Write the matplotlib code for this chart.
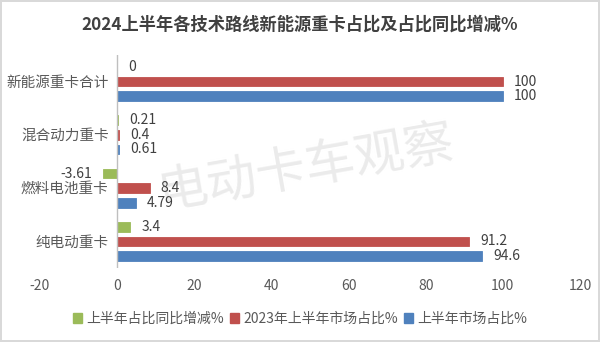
import matplotlib
matplotlib.use("Agg")
import matplotlib.pyplot as plt
import numpy as np
from matplotlib.patches import Patch

plt.rcParams['font.family'] = ['Noto Sans CJK SC', 'DejaVu Sans']

categories = ["纯电动重卡", "燃料电池重卡", "混合动力重卡", "新能源重卡合计"]
series_names = ["上半年占比同比增减%", "2023年上半年市场占比%", "上半年市场占比%"]
change_pct = [3.4, -3.61, 0.21, 0]
share_2023 = [91.2, 8.4, 0.4, 100]
share_2024 = [94.6, 4.79, 0.61, 100]
value_labels = [["3.4", "-3.61", "0.21", "0"],
                ["91.2", "8.4", "0.4", "100"],
                ["94.6", "4.79", "0.61", "100"]]
x_ticks = [-20, 0, 20, 40, 60, 80, 100, 120]
colors = ["#9BBB59", "#C0504D", "#4F81BD"]
title = "2024上半年各技术路线新能源重卡占比及占比同比增减%"
watermark = "电动卡车观察"

fig = plt.figure(figsize=(6.0, 3.42), dpi=100)
fig.patch.set_facecolor("white")
fig.patch.set_edgecolor("#d9d9d9")
fig.patch.set_linewidth(1.5)

ax = fig.add_axes([40 / 600, 1 - 268 / 342, (580 - 40) / 600, (268 - 55) / 342])
ax.patch.set_alpha(0)

# faint watermark behind the bars
ax.text(0.493, 0.47, watermark, transform=ax.transAxes, ha="center", va="center",
        fontsize=36, color="#ebebeb", rotation=10, rotation_mode="anchor",
        zorder=1)

y = np.arange(len(categories))
bar_h = 0.18
offsets = [0.274, 0.0, -0.274]
series = [change_pct, share_2023, share_2024]

for vals, off, col, labels in zip(series, offsets, colors, value_labels):
    bars = ax.barh(y + off, vals, height=bar_h, color=col, edgecolor=col,
                   linewidth=0.6, zorder=3)
    for b, v, lab in zip(bars, vals, labels):
        if v < 0:
            ax.annotate(lab, (v, b.get_y() + b.get_height() / 2),
                        xytext=(-8, 0), textcoords="offset points",
                        ha="right", va="center", fontsize=10, color="#404040",
                        zorder=5)
        else:
            ax.annotate(lab, (v, b.get_y() + b.get_height() / 2),
                        xytext=(8, 0), textcoords="offset points",
                        ha="left", va="center", fontsize=10, color="#404040",
                        zorder=5)

ax.set_xlim(-20, 120)
ax.set_ylim(-0.5, 3.5)
ax.set_xticks(x_ticks)
ax.set_xticklabels([str(t) for t in x_ticks], fontsize=10, color="#595959")
ax.set_yticks([])
ax.tick_params(axis="both", length=0)
ax.tick_params(axis="x", pad=8)

for s in ["top", "right", "bottom", "left"]:
    ax.spines[s].set_visible(False)
ax.axvline(0, color="#bfbfbf", linewidth=1.0, zorder=4)

# category names sit just left of the zero line
for yi, name in zip(y, categories):
    ax.text(-2.2, yi - 0.02, name, ha="right", va="center", fontsize=10.5,
            color="#595959", zorder=5)

fig.text(0.5, 1 - 25 / 342, title, ha="center", va="center", fontsize=12.4,
         fontweight="bold", color="#404040")

handles = [Patch(facecolor=c, edgecolor=c) for c in colors]
fig.legend(handles, series_names, loc="center", bbox_to_anchor=(0.5, 1 - 319 / 342),
           ncol=3, frameon=False, fontsize=10, handlelength=0.7, handleheight=0.7,
           handletextpad=0.3, columnspacing=0.4, labelcolor="#595959")

fig.savefig("out.png", dpi=100)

================================

DIRECTIONS FOR THIS TASK: Repeat the data exactly, without the pictures.

PROBLEM SOLUTION:
Write the matplotlib code for this chart.
import matplotlib
matplotlib.use("Agg")
import matplotlib.pyplot as plt
import numpy as np
from matplotlib.patches import Patch

plt.rcParams['font.family'] = ['Noto Sans CJK SC', 'DejaVu Sans']

categories = ["纯电动重卡", "燃料电池重卡", "混合动力重卡", "新能源重卡合计"]
series_names = ["上半年占比同比增减%", "2023年上半年市场占比%", "上半年市场占比%"]
change_pct = [3.4, -3.61, 0.21, 0]
share_2023 = [91.2, 8.4, 0.4, 100]
share_2024 = [94.6, 4.79, 0.61, 100]
value_labels = [["3.4", "-3.61", "0.21", "0"],
                ["91.2", "8.4", "0.4", "100"],
                ["94.6", "4.79", "0.61", "100"]]
x_ticks = [-20, 0, 20, 40, 60, 80, 100, 120]
colors = ["#9BBB59", "#C0504D", "#4F81BD"]
title = "2024上半年各技术路线新能源重卡占比及占比同比增减%"
watermark = "电动卡车观察"

fig = plt.figure(figsize=(6.0, 3.42), dpi=100)
fig.patch.set_facecolor("white")
fig.patch.set_edgecolor("#d9d9d9")
fig.patch.set_linewidth(1.5)

ax = fig.add_axes([40 / 600, 1 - 268 / 342, (580 - 40) / 600, (268 - 55) / 342])
ax.patch.set_alpha(0)

# faint watermark behind the bars
ax.text(0.493, 0.47, watermark, transform=ax.transAxes, ha="center", va="center",
        fontsize=36, color="#ebebeb", rotation=10, rotation_mode="anchor",
        zorder=1)

y = np.arange(len(categories))
bar_h = 0.18
offsets = [0.274, 0.0, -0.274]
series = [change_pct, share_2023, share_2024]

for vals, off, col, labels in zip(series, offsets, colors, value_labels):
    bars = ax.barh(y + off, vals, height=bar_h, color=col, edgecolor=col,
                   linewidth=0.6, zorder=3)
    for b, v, lab in zip(bars, vals, labels):
        if v < 0:
            ax.annotate(lab, (v, b.get_y() + b.get_height() / 2),
                        xytext=(-8, 0), textcoords="offset points",
                        ha="right", va="center", fontsize=10, color="#404040",
                        zorder=5)
        else:
            ax.annotate(lab, (v, b.get_y() + b.get_height() / 2),
                        xytext=(8, 0), textcoords="offset points",
                        ha="left", va="center", fontsize=10, color="#404040",
                        zorder=5)

ax.set_xlim(-20, 120)
ax.set_ylim(-0.5, 3.5)
ax.set_xticks(x_ticks)
ax.set_xticklabels([str(t) for t in x_ticks], fontsize=10, color="#595959")
ax.set_yticks([])
ax.tick_params(axis="both", length=0)
ax.tick_params(axis="x", pad=8)

for s in ["top", "right", "bottom", "left"]:
    ax.spines[s].set_visible(False)
ax.axvline(0, color="#bfbfbf", linewidth=1.0, zorder=4)

# category names sit just left of the zero line
for yi, name in zip(y, categories):
    ax.text(-2.2, yi - 0.02, name, ha="right", va="center", fontsize=10.5,
            color="#595959", zorder=5)

fig.text(0.5, 1 - 25 / 342, title, ha="center", va="center", fontsize=12.4,
         fontweight="bold", color="#404040")

handles = [Patch(facecolor=c, edgecolor=c) for c in colors]
fig.legend(handles, series_names, loc="center", bbox_to_anchor=(0.5, 1 - 319 / 342),
           ncol=3, frameon=False, fontsize=10, handlelength=0.7, handleheight=0.7,
           handletextpad=0.3, columnspacing=0.4, labelcolor="#595959")

fig.savefig("out.png", dpi=100)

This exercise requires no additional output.